§ **RECORDS SHOWN**:
+--

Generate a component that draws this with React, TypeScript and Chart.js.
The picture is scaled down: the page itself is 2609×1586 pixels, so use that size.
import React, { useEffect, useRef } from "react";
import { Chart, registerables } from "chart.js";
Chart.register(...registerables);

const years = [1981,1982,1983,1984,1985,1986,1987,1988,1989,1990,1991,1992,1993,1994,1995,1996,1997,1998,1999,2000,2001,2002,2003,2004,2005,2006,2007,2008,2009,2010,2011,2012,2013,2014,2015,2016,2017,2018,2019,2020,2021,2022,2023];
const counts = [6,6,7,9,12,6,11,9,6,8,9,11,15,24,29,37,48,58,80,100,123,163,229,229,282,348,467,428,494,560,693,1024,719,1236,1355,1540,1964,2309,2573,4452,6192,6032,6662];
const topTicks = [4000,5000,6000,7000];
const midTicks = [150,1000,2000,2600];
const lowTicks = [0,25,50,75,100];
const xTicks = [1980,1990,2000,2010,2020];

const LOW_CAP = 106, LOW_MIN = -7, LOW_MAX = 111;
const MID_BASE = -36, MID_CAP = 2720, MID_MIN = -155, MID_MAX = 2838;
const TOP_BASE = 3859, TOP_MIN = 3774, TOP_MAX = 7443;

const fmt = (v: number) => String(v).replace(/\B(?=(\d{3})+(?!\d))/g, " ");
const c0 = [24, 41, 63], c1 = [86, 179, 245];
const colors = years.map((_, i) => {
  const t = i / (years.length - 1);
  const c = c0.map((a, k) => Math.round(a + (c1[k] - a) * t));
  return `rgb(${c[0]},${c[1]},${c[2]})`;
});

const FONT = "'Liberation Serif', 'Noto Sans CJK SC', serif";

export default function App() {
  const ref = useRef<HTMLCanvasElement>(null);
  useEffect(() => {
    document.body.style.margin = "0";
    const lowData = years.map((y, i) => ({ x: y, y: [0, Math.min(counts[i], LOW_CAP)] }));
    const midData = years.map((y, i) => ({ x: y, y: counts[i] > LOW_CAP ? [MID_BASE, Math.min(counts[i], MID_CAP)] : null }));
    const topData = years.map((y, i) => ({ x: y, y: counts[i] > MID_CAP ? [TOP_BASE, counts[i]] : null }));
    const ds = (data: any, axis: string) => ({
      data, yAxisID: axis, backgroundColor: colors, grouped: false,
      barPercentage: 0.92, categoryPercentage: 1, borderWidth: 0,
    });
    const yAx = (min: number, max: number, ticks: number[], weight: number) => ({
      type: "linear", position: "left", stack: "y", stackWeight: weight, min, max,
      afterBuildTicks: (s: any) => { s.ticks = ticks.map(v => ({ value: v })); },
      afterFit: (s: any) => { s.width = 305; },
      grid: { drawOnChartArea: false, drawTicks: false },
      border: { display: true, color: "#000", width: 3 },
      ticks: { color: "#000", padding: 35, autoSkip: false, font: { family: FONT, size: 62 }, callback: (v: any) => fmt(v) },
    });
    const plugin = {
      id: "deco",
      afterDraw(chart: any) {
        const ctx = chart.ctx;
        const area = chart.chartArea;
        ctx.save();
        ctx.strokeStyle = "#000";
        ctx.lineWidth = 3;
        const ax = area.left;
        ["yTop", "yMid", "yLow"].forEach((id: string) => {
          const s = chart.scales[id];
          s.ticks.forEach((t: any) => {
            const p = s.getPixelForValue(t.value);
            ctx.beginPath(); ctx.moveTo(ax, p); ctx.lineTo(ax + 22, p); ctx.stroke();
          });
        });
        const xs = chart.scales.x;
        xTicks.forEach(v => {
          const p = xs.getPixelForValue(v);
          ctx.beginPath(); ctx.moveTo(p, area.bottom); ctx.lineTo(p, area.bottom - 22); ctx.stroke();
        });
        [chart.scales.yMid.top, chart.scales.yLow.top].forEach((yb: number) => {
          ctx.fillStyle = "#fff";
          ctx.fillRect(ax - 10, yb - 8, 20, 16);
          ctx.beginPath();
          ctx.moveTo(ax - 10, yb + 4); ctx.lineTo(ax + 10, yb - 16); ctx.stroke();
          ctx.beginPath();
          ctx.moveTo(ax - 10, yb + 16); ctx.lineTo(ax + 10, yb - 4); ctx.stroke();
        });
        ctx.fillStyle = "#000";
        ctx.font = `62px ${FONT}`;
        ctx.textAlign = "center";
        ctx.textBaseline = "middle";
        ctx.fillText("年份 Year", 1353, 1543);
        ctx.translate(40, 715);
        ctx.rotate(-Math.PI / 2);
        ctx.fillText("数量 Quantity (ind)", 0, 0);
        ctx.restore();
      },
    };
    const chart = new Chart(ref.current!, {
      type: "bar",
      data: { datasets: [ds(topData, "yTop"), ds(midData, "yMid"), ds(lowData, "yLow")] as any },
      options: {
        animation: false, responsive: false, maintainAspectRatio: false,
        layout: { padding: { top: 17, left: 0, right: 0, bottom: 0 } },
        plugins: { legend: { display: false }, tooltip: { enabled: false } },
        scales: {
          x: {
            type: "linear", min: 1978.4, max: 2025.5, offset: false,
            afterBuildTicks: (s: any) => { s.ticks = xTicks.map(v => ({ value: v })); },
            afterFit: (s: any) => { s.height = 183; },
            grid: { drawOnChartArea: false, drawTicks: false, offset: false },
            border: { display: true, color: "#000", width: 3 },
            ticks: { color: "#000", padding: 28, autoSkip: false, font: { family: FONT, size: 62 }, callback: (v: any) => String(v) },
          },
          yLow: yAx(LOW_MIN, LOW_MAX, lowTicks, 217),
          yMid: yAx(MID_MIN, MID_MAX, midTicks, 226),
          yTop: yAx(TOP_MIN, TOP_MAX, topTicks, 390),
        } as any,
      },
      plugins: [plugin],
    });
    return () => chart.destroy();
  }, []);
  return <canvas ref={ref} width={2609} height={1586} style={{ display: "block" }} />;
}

+--

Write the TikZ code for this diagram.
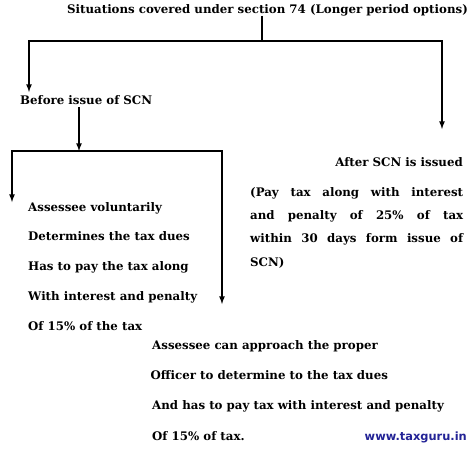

+--

§ **PROBLEM STATEMENT**:
Everything from the line that contains "The picture is" to the line that contains "Serif', 'Noto Sans" must be transcribed exactly, both end lines included.

§ **ANSWER TO THE TASK**:
The picture is scaled down: the page itself is 2609×1586 pixels, so use that size.
import React, { useEffect, useRef } from "react";
import { Chart, registerables } from "chart.js";
Chart.register(...registerables);

const years = [1981,1982,1983,1984,1985,1986,1987,1988,1989,1990,1991,1992,1993,1994,1995,1996,1997,1998,1999,2000,2001,2002,2003,2004,2005,2006,2007,2008,2009,2010,2011,2012,2013,2014,2015,2016,2017,2018,2019,2020,2021,2022,2023];
const counts = [6,6,7,9,12,6,11,9,6,8,9,11,15,24,29,37,48,58,80,100,123,163,229,229,282,348,467,428,494,560,693,1024,719,1236,1355,1540,1964,2309,2573,4452,6192,6032,6662];
const topTicks = [4000,5000,6000,7000];
const midTicks = [150,1000,2000,2600];
const lowTicks = [0,25,50,75,100];
const xTicks = [1980,1990,2000,2010,2020];

const LOW_CAP = 106, LOW_MIN = -7, LOW_MAX = 111;
const MID_BASE = -36, MID_CAP = 2720, MID_MIN = -155, MID_MAX = 2838;
const TOP_BASE = 3859, TOP_MIN = 3774, TOP_MAX = 7443;

const fmt = (v: number) => String(v).replace(/\B(?=(\d{3})+(?!\d))/g, " ");
const c0 = [24, 41, 63], c1 = [86, 179, 245];
const colors = years.map((_, i) => {
  const t = i / (years.length - 1);
  const c = c0.map((a, k) => Math.round(a + (c1[k] - a) * t));
  return `rgb(${c[0]},${c[1]},${c[2]})`;
});

const FONT = "'Liberation Serif', 'Noto Sans CJK SC', serif";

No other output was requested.